Task description - Look through the data below. Collect every line where the word "React" occurs.

Dataset content -
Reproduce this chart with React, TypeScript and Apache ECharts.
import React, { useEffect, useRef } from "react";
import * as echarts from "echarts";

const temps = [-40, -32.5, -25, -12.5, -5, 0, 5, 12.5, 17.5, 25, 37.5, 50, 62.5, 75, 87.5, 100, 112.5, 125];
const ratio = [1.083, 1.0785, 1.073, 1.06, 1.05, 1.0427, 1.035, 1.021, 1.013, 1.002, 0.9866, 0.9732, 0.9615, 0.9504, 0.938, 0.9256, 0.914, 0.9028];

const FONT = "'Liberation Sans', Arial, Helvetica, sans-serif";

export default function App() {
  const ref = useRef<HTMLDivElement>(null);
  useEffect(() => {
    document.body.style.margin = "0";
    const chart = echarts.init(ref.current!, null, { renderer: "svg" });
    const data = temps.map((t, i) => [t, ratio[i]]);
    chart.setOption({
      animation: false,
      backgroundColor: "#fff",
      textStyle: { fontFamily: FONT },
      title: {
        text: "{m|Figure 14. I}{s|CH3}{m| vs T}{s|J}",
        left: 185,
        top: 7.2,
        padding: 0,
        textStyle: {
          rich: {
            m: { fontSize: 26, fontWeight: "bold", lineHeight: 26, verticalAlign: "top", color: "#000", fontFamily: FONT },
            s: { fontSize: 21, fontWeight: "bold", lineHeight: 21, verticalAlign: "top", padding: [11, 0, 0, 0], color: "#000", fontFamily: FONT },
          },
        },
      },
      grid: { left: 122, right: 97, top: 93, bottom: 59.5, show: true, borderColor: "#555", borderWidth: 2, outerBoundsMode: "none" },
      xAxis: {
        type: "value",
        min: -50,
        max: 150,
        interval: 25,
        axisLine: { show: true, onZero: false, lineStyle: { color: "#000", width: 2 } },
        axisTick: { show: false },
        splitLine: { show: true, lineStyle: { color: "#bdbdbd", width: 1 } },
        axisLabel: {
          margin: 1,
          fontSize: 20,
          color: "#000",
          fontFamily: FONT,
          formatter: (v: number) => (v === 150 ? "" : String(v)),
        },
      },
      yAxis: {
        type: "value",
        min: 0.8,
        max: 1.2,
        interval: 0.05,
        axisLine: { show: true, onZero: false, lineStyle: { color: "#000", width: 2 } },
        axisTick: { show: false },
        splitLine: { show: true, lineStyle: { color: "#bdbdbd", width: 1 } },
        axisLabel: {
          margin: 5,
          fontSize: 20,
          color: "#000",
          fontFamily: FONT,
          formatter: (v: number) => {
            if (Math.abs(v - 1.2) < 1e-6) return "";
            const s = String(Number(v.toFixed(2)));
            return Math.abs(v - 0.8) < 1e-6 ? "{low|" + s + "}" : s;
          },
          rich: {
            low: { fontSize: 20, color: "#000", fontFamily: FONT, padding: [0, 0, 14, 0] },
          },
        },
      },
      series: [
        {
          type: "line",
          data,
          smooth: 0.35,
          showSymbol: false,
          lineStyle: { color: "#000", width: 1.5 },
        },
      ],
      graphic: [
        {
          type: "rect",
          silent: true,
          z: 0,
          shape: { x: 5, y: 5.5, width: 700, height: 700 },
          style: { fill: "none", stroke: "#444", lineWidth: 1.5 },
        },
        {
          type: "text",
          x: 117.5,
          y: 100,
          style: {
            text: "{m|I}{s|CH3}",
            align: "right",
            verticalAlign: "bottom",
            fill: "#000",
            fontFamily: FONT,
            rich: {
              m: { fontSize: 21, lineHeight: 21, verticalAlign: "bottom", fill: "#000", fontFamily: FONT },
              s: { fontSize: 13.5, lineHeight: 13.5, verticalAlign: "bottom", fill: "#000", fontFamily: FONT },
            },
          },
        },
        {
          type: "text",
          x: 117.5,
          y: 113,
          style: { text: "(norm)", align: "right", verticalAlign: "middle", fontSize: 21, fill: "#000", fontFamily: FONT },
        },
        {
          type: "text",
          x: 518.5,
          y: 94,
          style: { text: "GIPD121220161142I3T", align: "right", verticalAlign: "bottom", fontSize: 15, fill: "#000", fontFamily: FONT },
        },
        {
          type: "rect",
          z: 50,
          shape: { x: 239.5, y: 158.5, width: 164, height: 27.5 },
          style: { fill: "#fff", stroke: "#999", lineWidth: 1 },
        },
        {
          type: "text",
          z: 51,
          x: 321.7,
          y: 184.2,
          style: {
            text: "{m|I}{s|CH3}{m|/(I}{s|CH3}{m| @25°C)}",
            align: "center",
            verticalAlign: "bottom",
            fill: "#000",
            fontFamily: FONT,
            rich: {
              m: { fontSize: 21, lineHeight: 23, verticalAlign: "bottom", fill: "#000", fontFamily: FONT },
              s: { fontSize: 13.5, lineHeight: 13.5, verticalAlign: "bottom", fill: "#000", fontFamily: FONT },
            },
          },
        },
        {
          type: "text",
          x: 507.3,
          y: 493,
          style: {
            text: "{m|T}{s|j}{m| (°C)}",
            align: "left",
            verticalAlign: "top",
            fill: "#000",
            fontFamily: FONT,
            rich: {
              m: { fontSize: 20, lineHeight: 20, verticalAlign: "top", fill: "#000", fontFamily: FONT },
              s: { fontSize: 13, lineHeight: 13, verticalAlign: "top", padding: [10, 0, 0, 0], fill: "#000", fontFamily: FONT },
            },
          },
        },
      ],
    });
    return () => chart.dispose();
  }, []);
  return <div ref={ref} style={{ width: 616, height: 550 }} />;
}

Output for this task -
Reproduce this chart with React, TypeScript and Apache ECharts.
import React, { useEffect, useRef } from "react";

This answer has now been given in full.